"Si la vie matérielle des sociétés primitives se déroule sur fond d'abondance, le mode de production domestique présente en outre une propriété essentielle que met en relief la réflexion de Sahlins, il est sous-tendu par un idéal d'autarcie : chaque communauté aspire à produire elle-même tout le nécessaire à la subsistance de ses membres. Autrement dit, l'économie primitive tend à la fermeture de la communauté sur elle-même et l'idéal d'autarcie économique en dissimule un autre, dont il est le moyen : l'idéal d'indépendance politique. En décidant de ne dépendre que d'elle-même pour sa production de consommation, la communauté primitive (village, bande, etc.) exclut par là même la nécessité de relations économiques avec les groupes voisins. Ce n'est pas le besoin qui fonde les relations " internationales " dans la société primitive, laquelle est capable précisément de satisfaire tous ses besoins sans se voir contrainte de solliciter l'assistance d'autrui : on produit tout (nourriture et instruments) ce dont on a besoin, on est donc en mesure de se passer des autres. En d'autres termes, l'idéal autarcique est un idéal anti-commercial. Comme tout idéal, il ne se réalise pas toujours ni partout : mais des Sauvages on peut dire que, si les circonstances l'exigent, ils peuvent se vanter de se passer des autres.

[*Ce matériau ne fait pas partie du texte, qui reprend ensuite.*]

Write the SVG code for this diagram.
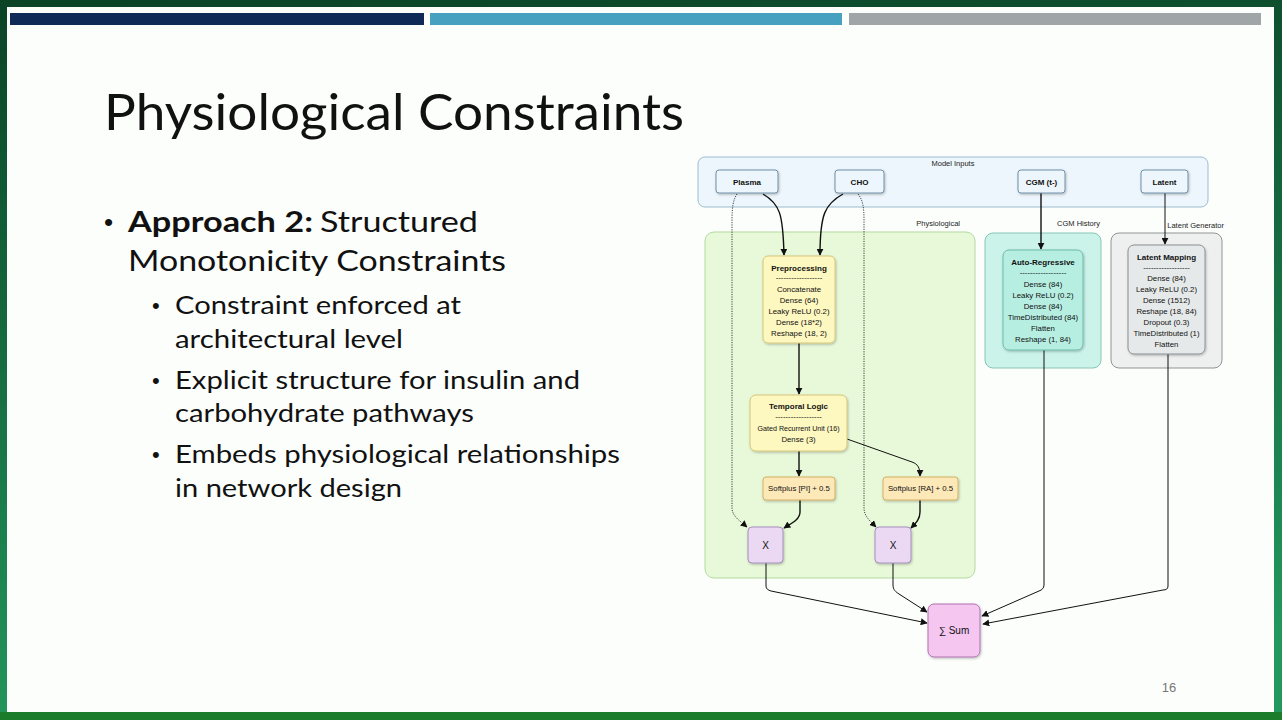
<svg xmlns="http://www.w3.org/2000/svg" width="1282" height="720" viewBox="0 0 1282 720">
<defs>
<linearGradient id="bg" x1="0" y1="0" x2="0.15" y2="1">
<stop offset="0" stop-color="#0a4326"/>
<stop offset="1" stop-color="#23975c"/>
</linearGradient>
<marker id="ah" viewBox="0 0 10 10" refX="9" refY="5" markerWidth="7" markerHeight="7" orient="auto" markerUnits="userSpaceOnUse">
<path d="M0,0 L10,5 L0,10 z" fill="#111"/>
</marker>
<filter id="sh" x="-20%" y="-20%" width="140%" height="140%">
<feDropShadow dx="0.8" dy="1.2" stdDeviation="1" flood-color="#000" flood-opacity="0.25"/>
</filter>
<style>
.title{font-family:Lato,"Open Sans",sans-serif;font-size:51px;fill:#111}
.b1{font-family:Lato,"Open Sans",sans-serif;font-size:29px;fill:#111}
.b2{font-family:Lato,"Open Sans",sans-serif;font-size:25px;fill:#111}
.bul{font-family:"Liberation Sans",Arial,sans-serif;fill:#111}
.grp{stroke-width:1}
.node{stroke-width:1;filter:url(#sh)}
.lbl{font-family:"Liberation Sans",Arial,sans-serif;font-size:7.5px;fill:#222}
.nt{font-family:"Liberation Sans",Arial,sans-serif;font-size:8px;font-weight:bold;fill:#111;text-anchor:middle}
.it{font-family:"Liberation Sans",Arial,sans-serif;font-size:7.8px;fill:#111;text-anchor:middle}
.big{font-family:"Liberation Sans",Arial,sans-serif;font-size:10px;fill:#111;text-anchor:middle}
.conn{fill:none;stroke:#111;stroke-width:1;marker-end:url(#ah)}
.thick{stroke-width:1.4}
.dot{stroke-dasharray:1.2 1.2;stroke-width:0.8}
</style>
</defs>
<rect x="0" y="0" width="1282" height="720" fill="url(#bg)"/>
<rect x="0" y="712" width="1282" height="8" fill="#1b7c2c"/>
<rect x="7" y="7" width="1267" height="705" fill="#fcfefc"/>
<rect x="10" y="13" width="414" height="12" fill="#0f2a57"/>
<rect x="430" y="13" width="412" height="12" fill="#47a0bf"/>
<rect x="849" y="13" width="412" height="12" fill="#a0a5a7"/>

<text class="title" x="104" y="130" textLength="580" lengthAdjust="spacingAndGlyphs">Physiological Constraints</text>

<g id="bullets">
<text class="bul" x="104" y="231" font-size="26">•</text>
<text class="b1" x="128" y="232" font-weight="bold" textLength="185" lengthAdjust="spacingAndGlyphs">Approach 2:</text>
<text class="b1" x="320" y="232" textLength="158" lengthAdjust="spacingAndGlyphs">Structured</text>
<text class="b1" x="128" y="271" textLength="378" lengthAdjust="spacingAndGlyphs">Monotonicity Constraints</text>
<text class="bul" x="152" y="313" font-size="22">•</text>
<text class="b2" x="175" y="314" textLength="286" lengthAdjust="spacingAndGlyphs">Constraint enforced at</text>
<text class="b2" x="175" y="348" textLength="228" lengthAdjust="spacingAndGlyphs">architectural level</text>
<text class="bul" x="152" y="388" font-size="22">•</text>
<text class="b2" x="175" y="389" textLength="405" lengthAdjust="spacingAndGlyphs">Explicit structure for insulin and</text>
<text class="b2" x="175" y="422" textLength="299" lengthAdjust="spacingAndGlyphs">carbohydrate pathways</text>
<text class="bul" x="152" y="462" font-size="22">•</text>
<text class="b2" x="175" y="463" textLength="445" lengthAdjust="spacingAndGlyphs">Embeds physiological relationships</text>
<text class="b2" x="175" y="497" textLength="227" lengthAdjust="spacingAndGlyphs">in network design</text>
</g>

<g id="group-model-inputs">
<rect class="grp" x="698" y="157" width="510" height="50" rx="7" fill="#edf6fc" stroke="#9bbccf"/>
<text class="lbl" x="953" y="166" text-anchor="middle">Model Inputs</text>
</g>
<g id="group-physiological">
<rect class="grp" x="705" y="232" width="270" height="346" rx="9" fill="#e8f9d9" stroke="#b3d99c"/>
<text class="lbl" x="960" y="226" text-anchor="end">Physiological</text>
</g>
<g id="group-cgm-history">
<rect class="grp" x="985" y="233" width="116" height="135" rx="8" fill="#cbf3ea" stroke="#86c6b6"/>
<text class="lbl" x="1100" y="226" text-anchor="end">CGM History</text>
</g>
<g id="group-latent-generator">
<rect class="grp" x="1111" y="233" width="111" height="135" rx="8" fill="#eef0f0" stroke="#8f9494"/>
<text class="lbl" x="1224" y="228" text-anchor="end">Latent Generator</text>
</g>

<g id="connectors">
<path class="conn thick" d="M763,194 C780,204 783,214 784,255"/>
<path class="conn thick" d="M843,194 C825,204 820,214 820,255"/>
<path class="conn dot" d="M737,194 C733,200 732,208 732,220 L732,508 C732,516 740,521 747,527"/>
<path class="conn dot" d="M858,194 C863,200 864,208 864,220 L864,508 C864,516 870,521 876,527"/>
<path class="conn thick" d="M799,343 L799,394"/>
<path class="conn thick" d="M799,451 L799,476"/>
<path class="conn" d="M847,439 L912,462 C918,464 920,468 920,476"/>
<path class="conn thick" d="M800,500 L800,512 C800,520 790,524 784,528"/>
<path class="conn thick" d="M920,500 L920,512 C920,520 915,524 911,528"/>
<path class="conn" d="M766,563 L766,586 C766,589 768,590 771,591 L927,623"/>
<path class="conn" d="M893,563 L893,585 C893,590 896,592 899,594 L927,612"/>
<path class="conn thick" d="M1041,193 L1041,249"/>
<path class="conn" d="M1165,193 L1165,244"/>
<path class="conn" d="M1044,350 L1044,585 C1044,588 1042,590 1039,591 L982,616"/>
<path class="conn" d="M1168,354 L1168,586 C1168,589 1166,590 1163,590 L983,624"/>
</g>

<g id="node-plasma">
<rect class="node" x="716" y="170" width="62" height="23" rx="3" fill="#edf6fc" stroke="#6f8fa6"/>
<text class="nt" x="747" y="185">Plasma</text>
</g>
<g id="node-cho">
<rect class="node" x="835" y="170" width="49" height="23" rx="3" fill="#edf6fc" stroke="#6f8fa6"/>
<text class="nt" x="859.5" y="185">CHO</text>
</g>
<g id="node-cgm">
<rect class="node" x="1018" y="170" width="47" height="23" rx="3" fill="#edf6fc" stroke="#6f8fa6"/>
<text class="nt" x="1041.5" y="185">CGM (t-)</text>
</g>
<g id="node-latent">
<rect class="node" x="1141" y="170" width="47" height="23" rx="3" fill="#edf6fc" stroke="#6f8fa6"/>
<text class="nt" x="1164.5" y="185">Latent</text>
</g>

<g id="node-preprocessing">
<rect class="node" x="763" y="256" width="72" height="87" rx="5" fill="#fdf7c0" stroke="#d6c67a"/>
<text class="nt" x="799" y="271">Preprocessing</text>
<text class="it" x="799" y="280">------------------</text>
<text class="it" x="799" y="292">Concatenate</text>
<text class="it" x="799" y="303">Dense (64)</text>
<text class="it" x="799" y="314">Leaky ReLU (0.2)</text>
<text class="it" x="799" y="325">Dense (18*2)</text>
<text class="it" x="799" y="336">Reshape (18, 2)</text>
</g>
<g id="node-temporal">
<rect class="node" x="750" y="395" width="97" height="56" rx="6" fill="#fdf7c0" stroke="#d6c67a"/>
<text class="nt" x="798.5" y="409">Temporal Logic</text>
<text class="it" x="798.5" y="419">------------------</text>
<text class="it" x="798.5" y="431" textLength="82" lengthAdjust="spacingAndGlyphs">Gated Recurrent Unit (16)</text>
<text class="it" x="798.5" y="442">Dense (3)</text>
</g>
<g id="node-softplus-pi">
<rect class="node" x="763" y="477" width="72" height="23" rx="3" fill="#fde8b8" stroke="#d4b062"/>
<text class="it" x="799" y="491">Softplus [PI] + 0.5</text>
</g>
<g id="node-softplus-ra">
<rect class="node" x="883" y="477" width="75" height="23" rx="3" fill="#fde8b8" stroke="#d4b062"/>
<text class="it" x="920.5" y="491">Softplus [RA] + 0.5</text>
</g>
<g id="node-x1">
<rect class="node" x="748" y="527" width="35" height="36" rx="4" fill="#ebd9f4" stroke="#a58fbd"/>
<text class="big" x="765.5" y="549">X</text>
</g>
<g id="node-x2">
<rect class="node" x="875" y="527" width="36" height="36" rx="4" fill="#ebd9f4" stroke="#a58fbd"/>
<text class="big" x="893" y="549">X</text>
</g>

<g id="node-autoregressive">
<rect class="node" x="1003" y="250" width="80" height="100" rx="6" fill="#b6eee1" stroke="#6cbca8"/>
<text class="nt" x="1043" y="265">Auto-Regressive</text>
<text class="it" x="1043" y="275">------------------</text>
<text class="it" x="1043" y="287">Dense (84)</text>
<text class="it" x="1043" y="298">Leaky ReLU (0.2)</text>
<text class="it" x="1043" y="309">Dense (84)</text>
<text class="it" x="1043" y="320">TimeDistributed (84)</text>
<text class="it" x="1043" y="331">Flatten</text>
<text class="it" x="1043" y="342">Reshape (1, 84)</text>
</g>
<g id="node-latent-mapping">
<rect class="node" x="1128" y="245" width="77" height="109" rx="6" fill="#e6e9e9" stroke="#8a8f8f"/>
<text class="nt" x="1166.5" y="260">Latent Mapping</text>
<text class="it" x="1166.5" y="270">------------------</text>
<text class="it" x="1166.5" y="281">Dense (84)</text>
<text class="it" x="1166.5" y="292">Leaky ReLU (0.2)</text>
<text class="it" x="1166.5" y="303">Dense (1512)</text>
<text class="it" x="1166.5" y="314">Reshape (18, 84)</text>
<text class="it" x="1166.5" y="325">Dropout (0.3)</text>
<text class="it" x="1166.5" y="336">TimeDistributed (1)</text>
<text class="it" x="1166.5" y="347">Flatten</text>
</g>
<g id="node-sum">
<rect class="node" x="928" y="604" width="52" height="53" rx="6" fill="#f4c6f0" stroke="#b070b0"/>
<text class="big" x="954" y="634">∑ Sum</text>
</g>

<text x="1169" y="692" font-family="'Liberation Sans',Arial,sans-serif" font-size="13" fill="#777" text-anchor="middle">16</text>
</svg>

C'est pourquoi le mode de production domestique ignore les relations commerciales que son fonctionnement économique tend précisément à exclure : la société primitive, en son être, refuse le risque, immanent au commerce, d'aliéner son autonomie, de perdre sa liberté."
Pierre Clastres, Archéologie de la violence : la guerre dans les sociétés primitives, 1977, Éditions de l'aube, 2013, p. 30-31.